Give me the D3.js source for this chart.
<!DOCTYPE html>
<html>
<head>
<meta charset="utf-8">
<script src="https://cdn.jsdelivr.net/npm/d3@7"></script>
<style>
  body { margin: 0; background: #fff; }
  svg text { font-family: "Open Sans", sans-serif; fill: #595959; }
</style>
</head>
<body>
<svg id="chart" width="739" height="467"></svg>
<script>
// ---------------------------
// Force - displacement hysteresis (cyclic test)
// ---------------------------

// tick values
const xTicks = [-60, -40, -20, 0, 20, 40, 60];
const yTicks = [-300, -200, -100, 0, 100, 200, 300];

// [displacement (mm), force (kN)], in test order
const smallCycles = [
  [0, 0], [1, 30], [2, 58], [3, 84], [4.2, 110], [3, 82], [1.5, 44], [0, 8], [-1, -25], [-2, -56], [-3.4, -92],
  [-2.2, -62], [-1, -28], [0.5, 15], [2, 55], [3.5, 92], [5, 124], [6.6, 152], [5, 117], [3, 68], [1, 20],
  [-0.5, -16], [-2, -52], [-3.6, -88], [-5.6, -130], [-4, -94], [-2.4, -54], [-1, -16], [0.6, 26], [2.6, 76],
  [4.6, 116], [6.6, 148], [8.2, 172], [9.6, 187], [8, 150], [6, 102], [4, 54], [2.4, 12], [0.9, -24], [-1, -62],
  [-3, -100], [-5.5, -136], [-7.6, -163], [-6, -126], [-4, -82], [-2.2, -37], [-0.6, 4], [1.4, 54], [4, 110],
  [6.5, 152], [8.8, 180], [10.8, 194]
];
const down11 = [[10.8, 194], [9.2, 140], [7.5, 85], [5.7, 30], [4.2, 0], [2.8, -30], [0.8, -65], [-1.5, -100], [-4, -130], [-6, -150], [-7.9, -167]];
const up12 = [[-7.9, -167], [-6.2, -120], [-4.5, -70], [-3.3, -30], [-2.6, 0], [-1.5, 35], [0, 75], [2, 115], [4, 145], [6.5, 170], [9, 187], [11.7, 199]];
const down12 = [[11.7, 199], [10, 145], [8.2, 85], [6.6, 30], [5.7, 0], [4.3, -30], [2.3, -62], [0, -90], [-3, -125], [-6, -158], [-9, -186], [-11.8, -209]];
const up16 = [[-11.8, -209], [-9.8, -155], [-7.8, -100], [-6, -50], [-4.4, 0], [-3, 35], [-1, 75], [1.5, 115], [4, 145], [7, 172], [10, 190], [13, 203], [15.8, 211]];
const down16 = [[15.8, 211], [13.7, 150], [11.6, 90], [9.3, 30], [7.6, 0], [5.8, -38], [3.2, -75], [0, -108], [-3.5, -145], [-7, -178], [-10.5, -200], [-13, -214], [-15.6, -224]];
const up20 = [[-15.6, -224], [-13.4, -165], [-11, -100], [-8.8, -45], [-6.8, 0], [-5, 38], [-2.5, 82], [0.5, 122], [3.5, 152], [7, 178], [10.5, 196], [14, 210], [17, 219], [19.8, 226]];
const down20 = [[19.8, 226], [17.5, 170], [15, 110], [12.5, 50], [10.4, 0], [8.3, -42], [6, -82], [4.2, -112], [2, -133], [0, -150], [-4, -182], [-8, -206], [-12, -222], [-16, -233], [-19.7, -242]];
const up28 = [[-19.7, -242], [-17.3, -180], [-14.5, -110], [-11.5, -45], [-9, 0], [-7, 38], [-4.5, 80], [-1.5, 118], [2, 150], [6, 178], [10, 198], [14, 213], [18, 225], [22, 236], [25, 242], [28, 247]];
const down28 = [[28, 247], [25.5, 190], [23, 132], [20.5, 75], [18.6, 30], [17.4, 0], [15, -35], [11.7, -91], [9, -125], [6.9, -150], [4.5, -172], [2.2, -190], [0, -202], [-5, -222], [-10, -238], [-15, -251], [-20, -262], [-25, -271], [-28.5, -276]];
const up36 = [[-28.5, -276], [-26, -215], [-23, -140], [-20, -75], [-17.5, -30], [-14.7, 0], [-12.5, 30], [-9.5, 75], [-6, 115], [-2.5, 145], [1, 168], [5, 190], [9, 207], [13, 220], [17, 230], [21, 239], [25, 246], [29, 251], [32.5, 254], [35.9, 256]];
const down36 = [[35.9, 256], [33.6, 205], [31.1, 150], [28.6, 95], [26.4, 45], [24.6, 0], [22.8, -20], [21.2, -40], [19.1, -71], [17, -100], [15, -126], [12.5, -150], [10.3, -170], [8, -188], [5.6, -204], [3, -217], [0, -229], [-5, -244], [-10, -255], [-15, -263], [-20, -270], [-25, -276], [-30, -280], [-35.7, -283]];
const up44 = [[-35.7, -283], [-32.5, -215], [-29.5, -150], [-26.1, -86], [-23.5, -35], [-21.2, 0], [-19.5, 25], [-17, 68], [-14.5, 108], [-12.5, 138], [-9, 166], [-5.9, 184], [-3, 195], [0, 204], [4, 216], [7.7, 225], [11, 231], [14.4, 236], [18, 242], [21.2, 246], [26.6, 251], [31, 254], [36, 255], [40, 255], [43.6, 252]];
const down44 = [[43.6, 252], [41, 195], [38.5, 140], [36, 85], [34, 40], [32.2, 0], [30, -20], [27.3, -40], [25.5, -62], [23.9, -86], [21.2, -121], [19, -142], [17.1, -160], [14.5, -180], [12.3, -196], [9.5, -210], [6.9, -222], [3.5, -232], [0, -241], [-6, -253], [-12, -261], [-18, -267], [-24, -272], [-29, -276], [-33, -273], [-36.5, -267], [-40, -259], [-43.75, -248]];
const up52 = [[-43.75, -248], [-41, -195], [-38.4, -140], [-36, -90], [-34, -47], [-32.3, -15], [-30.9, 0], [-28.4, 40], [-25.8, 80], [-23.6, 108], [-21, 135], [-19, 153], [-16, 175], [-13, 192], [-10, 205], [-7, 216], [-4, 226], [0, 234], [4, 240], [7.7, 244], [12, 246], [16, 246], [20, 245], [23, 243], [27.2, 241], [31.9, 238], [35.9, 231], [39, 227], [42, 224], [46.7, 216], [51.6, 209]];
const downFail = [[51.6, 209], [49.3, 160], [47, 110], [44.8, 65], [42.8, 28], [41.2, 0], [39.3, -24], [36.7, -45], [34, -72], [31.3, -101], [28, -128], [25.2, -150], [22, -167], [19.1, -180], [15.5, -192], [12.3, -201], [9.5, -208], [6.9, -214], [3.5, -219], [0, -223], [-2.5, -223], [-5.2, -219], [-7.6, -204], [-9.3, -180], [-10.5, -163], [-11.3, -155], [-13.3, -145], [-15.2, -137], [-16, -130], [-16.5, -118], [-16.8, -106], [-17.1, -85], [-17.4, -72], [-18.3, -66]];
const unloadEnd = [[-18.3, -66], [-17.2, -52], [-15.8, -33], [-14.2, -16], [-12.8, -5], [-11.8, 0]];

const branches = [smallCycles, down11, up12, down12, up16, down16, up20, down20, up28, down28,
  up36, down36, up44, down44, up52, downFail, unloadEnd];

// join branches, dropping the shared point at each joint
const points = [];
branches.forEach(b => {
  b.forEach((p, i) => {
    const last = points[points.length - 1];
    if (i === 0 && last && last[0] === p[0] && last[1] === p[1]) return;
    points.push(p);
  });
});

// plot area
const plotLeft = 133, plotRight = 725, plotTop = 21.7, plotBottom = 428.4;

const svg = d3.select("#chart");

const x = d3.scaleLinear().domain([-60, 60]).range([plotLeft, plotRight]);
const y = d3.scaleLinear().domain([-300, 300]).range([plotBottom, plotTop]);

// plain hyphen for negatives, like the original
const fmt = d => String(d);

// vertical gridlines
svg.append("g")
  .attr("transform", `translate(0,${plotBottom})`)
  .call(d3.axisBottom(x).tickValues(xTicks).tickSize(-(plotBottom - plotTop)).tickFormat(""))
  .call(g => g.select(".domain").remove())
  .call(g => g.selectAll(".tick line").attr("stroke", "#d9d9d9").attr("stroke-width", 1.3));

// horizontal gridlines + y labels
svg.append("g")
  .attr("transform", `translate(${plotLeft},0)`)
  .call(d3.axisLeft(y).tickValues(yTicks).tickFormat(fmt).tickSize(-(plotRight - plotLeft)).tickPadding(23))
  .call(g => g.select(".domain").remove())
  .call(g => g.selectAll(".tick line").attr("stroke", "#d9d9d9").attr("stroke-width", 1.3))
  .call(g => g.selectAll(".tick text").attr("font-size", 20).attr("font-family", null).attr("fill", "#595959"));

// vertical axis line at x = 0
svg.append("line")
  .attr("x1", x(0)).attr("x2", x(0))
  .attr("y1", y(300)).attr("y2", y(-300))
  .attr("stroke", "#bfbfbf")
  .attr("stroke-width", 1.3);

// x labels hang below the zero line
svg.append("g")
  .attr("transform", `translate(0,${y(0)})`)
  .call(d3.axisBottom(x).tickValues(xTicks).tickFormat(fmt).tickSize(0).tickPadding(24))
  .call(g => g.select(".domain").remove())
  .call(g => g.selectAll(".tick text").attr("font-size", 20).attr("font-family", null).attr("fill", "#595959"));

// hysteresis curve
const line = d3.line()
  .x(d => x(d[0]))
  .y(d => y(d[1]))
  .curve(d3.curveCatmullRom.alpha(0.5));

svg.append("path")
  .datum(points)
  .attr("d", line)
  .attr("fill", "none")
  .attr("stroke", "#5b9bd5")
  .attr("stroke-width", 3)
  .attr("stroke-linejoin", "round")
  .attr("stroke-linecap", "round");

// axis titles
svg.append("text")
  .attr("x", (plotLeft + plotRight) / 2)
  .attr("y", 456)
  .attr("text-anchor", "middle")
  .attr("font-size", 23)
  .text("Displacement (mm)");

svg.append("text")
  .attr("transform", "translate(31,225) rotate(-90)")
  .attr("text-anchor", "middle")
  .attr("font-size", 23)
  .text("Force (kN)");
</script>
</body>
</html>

Work required
Starting at the first line of the material above, reproduce each line exactly up to and including the line with "const yTicks = [-300, -200, -100, 0, 100, 200, 300];".

Reply
Give me the D3.js source for this chart.
<!DOCTYPE html>
<html>
<head>
<meta charset="utf-8">
<script src="https://cdn.jsdelivr.net/npm/d3@7"></script>
<style>
  body { margin: 0; background: #fff; }
  svg text { font-family: "Open Sans", sans-serif; fill: #595959; }
</style>
</head>
<body>
<svg id="chart" width="739" height="467"></svg>
<script>
// ---------------------------
// Force - displacement hysteresis (cyclic test)
// ---------------------------

// tick values
const xTicks = [-60, -40, -20, 0, 20, 40, 60];
const yTicks = [-300, -200, -100, 0, 100, 200, 300];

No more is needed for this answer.